If Harvard were to turn away from internal management, it would be a final — if giant — step in a process that began roughly seven years before. That's when the first of at least five investment teams left Harvard Management to start private investment firms. In each case, HMC bought stakes in the spinoffs and entrusted endowment money to them.
Jonathon S. Jacobson, an absolute-return fund manager, left Harvard in 1998 to set up Highfields Capital Management, Boston, with an initial mandate of $500 million in Harvard endowment money.
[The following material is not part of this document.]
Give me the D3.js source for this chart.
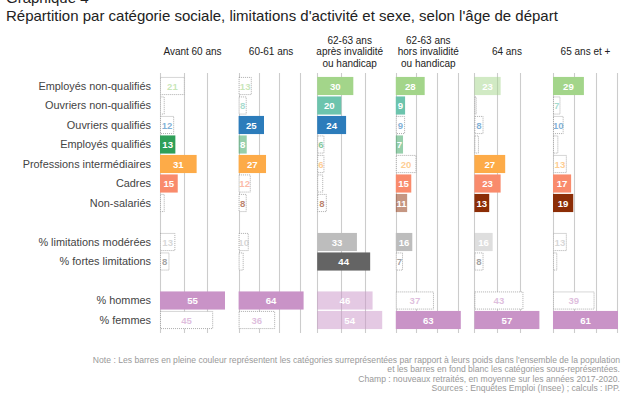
<!DOCTYPE html>
<html><head><meta charset="utf-8">
<script src="https://cdn.jsdelivr.net/npm/d3@7"></script>
<style>body{margin:0;background:#fff;} svg{display:block;font-family:"Liberation Sans",Arial,sans-serif;}</style>
</head><body><svg id="c" width="631" height="400"></svg>
<script>
// ---- data ----
const panels = ["Avant 60 ans", "60-61 ans", "62-63 ans|après invalidité|ou handicap", "62-63 ans|hors invalidité|ou handicap", "64 ans", "65 ans et +"];
const rowKeys = ["Employés non-qualifiés", "Ouvriers non-qualifiés", "Ouvriers qualifiés", "Employés qualifiés", "Professions intermédiaires", "Cadres", "Non-salariés", "gap1", "% limitations modérées", "% fortes limitations", "gap2", "% hommes", "% femmes"];

const employesNonQualifies      = [21, 13, 30, 28, 23, 29];
const ouvriersNonQualifies      = [4, 8, 20, 9, 2, 7];
const ouvriersQualifies         = [12, 25, 24, 9, 8, 10];
const employesQualifies         = [13, 8, 6, 7, 4, 5];
const professionsIntermediaires = [31, 27, 6, 20, 27, 13];
const cadres                    = [15, 12, 5, 15, 23, 17];
const nonSalaries               = [4, 8, 8, 11, 13, 19];
const limitationsModerees       = [13, 10, 33, 16, 16, 13];
const fortesLimitations         = [8, 5, 44, 7, 8, 4];
const hommes                    = [55, 64, 46, 37, 43, 39];
const femmes                    = [45, 36, 54, 63, 57, 61];

// representation: F = surreprésentée (pleine couleur), P = couleur atténuée, O = sous-représentée (fond blanc)
const repEmployesNonQualifies      = ["O","O","F","F","P","F"];
const repOuvriersNonQualifies      = ["O","O","F","F","O","O"];
const repOuvriersQualifies         = ["O","F","F","O","O","O"];
const repEmployesQualifies         = ["F","P","O","P","O","O"];
const repProfessionsIntermediaires = ["F","F","O","O","F","O"];
const repCadres                    = ["F","O","O","F","F","F"];
const repNonSalaries               = ["O","O","O","P","F","F"];
const repLimitationsModerees       = ["O","O","F","F","P","O"];
const repFortesLimitations         = ["O","O","F","O","O","O"];
const repHommes                    = ["F","F","P","O","O","O"];
const repFemmes                    = ["O","O","P","F","F","F"];

const tickValues = [0, 20, 40, 60];

const series = [
  [rowKeys[0], employesNonQualifies, repEmployesNonQualifies],
  [rowKeys[1], ouvriersNonQualifies, repOuvriersNonQualifies],
  [rowKeys[2], ouvriersQualifies, repOuvriersQualifies],
  [rowKeys[3], employesQualifies, repEmployesQualifies],
  [rowKeys[4], professionsIntermediaires, repProfessionsIntermediaires],
  [rowKeys[5], cadres, repCadres],
  [rowKeys[6], nonSalaries, repNonSalaries],
  [rowKeys[8], limitationsModerees, repLimitationsModerees],
  [rowKeys[9], fortesLimitations, repFortesLimitations],
  [rowKeys[11], hommes, repHommes],
  [rowKeys[12], femmes, repFemmes]
];

// ---- styles ----
const colors = {
  "Employés non-qualifiés": "#a3d58a",
  "Ouvriers non-qualifiés": "#6cc4ad",
  "Ouvriers qualifiés": "#2c7cbb",
  "Employés qualifiés": "#2e9f58",
  "Professions intermédiaires": "#fdab48",
  "Cadres": "#f98b6c",
  "Non-salariés": "#8c2d06",
  "% limitations modérées": "#bdbdbd",
  "% fortes limitations": "#646464",
  "% hommes": "#c993c7",
  "% femmes": "#c993c7"
};

const svg = d3.select("#c");

// titles
svg.append("text").attr("x", 6).attr("y", 3).attr("font-size", 15).attr("fill", "#222").text("Graphique 4");
svg.append("text").attr("x", 6).attr("y", 21).attr("font-size", 15).attr("fill", "#222")
  .text("Répartition par catégorie sociale, limitations d'activité et sexe, selon l'âge de départ");

// y band scale
const y = d3.scaleBand().domain(rowKeys).range([76.25, 329.75]).paddingInner(0.07).paddingOuter(0.035);

const yAxis = d3.axisLeft(y).tickSize(0).tickPadding(0)
  .tickFormat(d => d.startsWith("gap") ? "" : d);
const ya = svg.append("g").attr("transform", "translate(151,0)").call(yAxis);
ya.select(".domain").remove();
ya.selectAll("text").attr("font-size", 10.9).attr("fill", "#444").attr("font-family", "Liberation Sans, Arial, sans-serif");

const panelX0 = 160, panelPitch = 78.6, barRange = 65, panelW = 66.5;
const panelTop = 73, panelBottom = 333;

panels.forEach((p, i) => {
  const x0 = panelX0 + i * panelPitch;
  const maxV = d3.max(series, s => s[1][i]);
  const x = d3.scaleLinear().domain([0, maxV]).range([x0, x0 + barRange]);
  const g = svg.append("g");

  // grid
  g.selectAll("line.grid").data(tickValues.filter(t => x(t) <= x0 + panelW)).enter()
    .append("line").attr("class", "grid")
    .attr("x1", d => Math.round(x(d)) + 0.5).attr("x2", d => Math.round(x(d)) + 0.5)
    .attr("y1", panelTop).attr("y2", panelBottom)
    .attr("stroke", "#cccccc").attr("stroke-width", 1.1);

  // header
  const lines = p.split("|");
  const hc = x0 + barRange / 2;
  const midY = 55;
  lines.forEach((ln, k) => {
    g.append("text").attr("x", hc).attr("y", midY + (k - (lines.length - 1) / 2) * 11.5)
      .attr("text-anchor", "middle").attr("font-size", 10).attr("fill", "#222").text(ln);
  });

  // bars
  series.forEach(([key, vals, reps]) => {
    const v = vals[i], r = reps[i], col = colors[key];
    const by = y(key), bh = y.bandwidth();
    const rect = g.append("rect")
      .attr("x", x(0)).attr("y", by).attr("width", x(v) - x(0)).attr("height", bh);
    if (r === "F") {
      rect.attr("fill", col);
    } else if (r === "P") {
      rect.attr("fill", col).attr("fill-opacity", 0.5);
    } else {
      rect.attr("x", x(0) + 0.5).attr("y", by + 0.5).attr("width", Math.max(0, x(v) - x(0) - 1)).attr("height", bh - 1)
        .attr("fill", "#fff").attr("stroke", "#999").attr("stroke-width", 0.8).attr("stroke-dasharray", "1,1");
    }
    if (v >= 6) {
      g.append("text").attr("x", (x(0) + x(v)) / 2).attr("y", by + bh / 2 + 3.5)
        .attr("text-anchor", "middle").attr("font-size", 9.6).attr("font-weight", "bold")
        .attr("fill", r === "O" ? col : "#fff")
        .attr("fill-opacity", r === "O" ? 0.6 : 1)
        .text(v);
    }
  });
});

// notes
const notes = [
  "Note : Les barres en pleine couleur représentent les catégories surreprésentées par rapport à leurs poids dans l'ensemble de la population",
  "et les barres en fond blanc les catégories sous-représentées.",
  "Champ : nouveaux retraités, en moyenne sur les années 2017-2020.",
  "Sources : Enquêtes Emploi (Insee) ; calculs : IPP."
];
notes.forEach((t, k) => {
  svg.append("text").attr("x", 620).attr("y", 363 + k * 9.3).attr("text-anchor", "end")
    .attr("font-size", 8.6).attr("fill", "#999").text(t);
});
</script></body></html>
In July of that year, HMC's private equity and real estate group, led by Michael Eisenson, broke away to form Charlesbank Capital Partners LLC, Boston, with an initial infusion of $1.4 billion of Harvard endowment money and a commitment of another $550 million.
Timothy Peterson, who managed high-yield bonds, left to start Regiment Capital Management, Boston, in 1999. During the second half of 2001, a team of HMC veterans, led by equity portfolio managers Robert Atchinson and Phil Gross, set up Adage Capital Management, Boston, with an initial $1.8 billion infusion from Harvard. And last March, Jeffrey B. Larson, who managed foreign equity and emerging markets funds at HMC, left to start Sowood Capital Management, Boston, with an initial $700 million infusion from Harvard.
Those spinoffs have lowered the portion of Harvard's endowment managed internally to roughly 50% now from more than 85% at the end of 1997. And that figure could slump further if Harvard entrusts Mr. Meyer's yet-to-be-launched firm with some of the endowment money his team manages.
Mr. Rothenberg, in one press report, didn't rule out that possibility. The treasurer couldn't be reached for comment.
But much remains unclear. What would a move to "outsourcing" mean if the bulk of Harvard's endowment money continues to be managed by five or six firms that Mr. Meyer nurtured? While the arrangement has continued to yield superior results, the overlap of ownership stakes and investment mandates could create a system fraught with moral hazard, said one executive who declined to be named.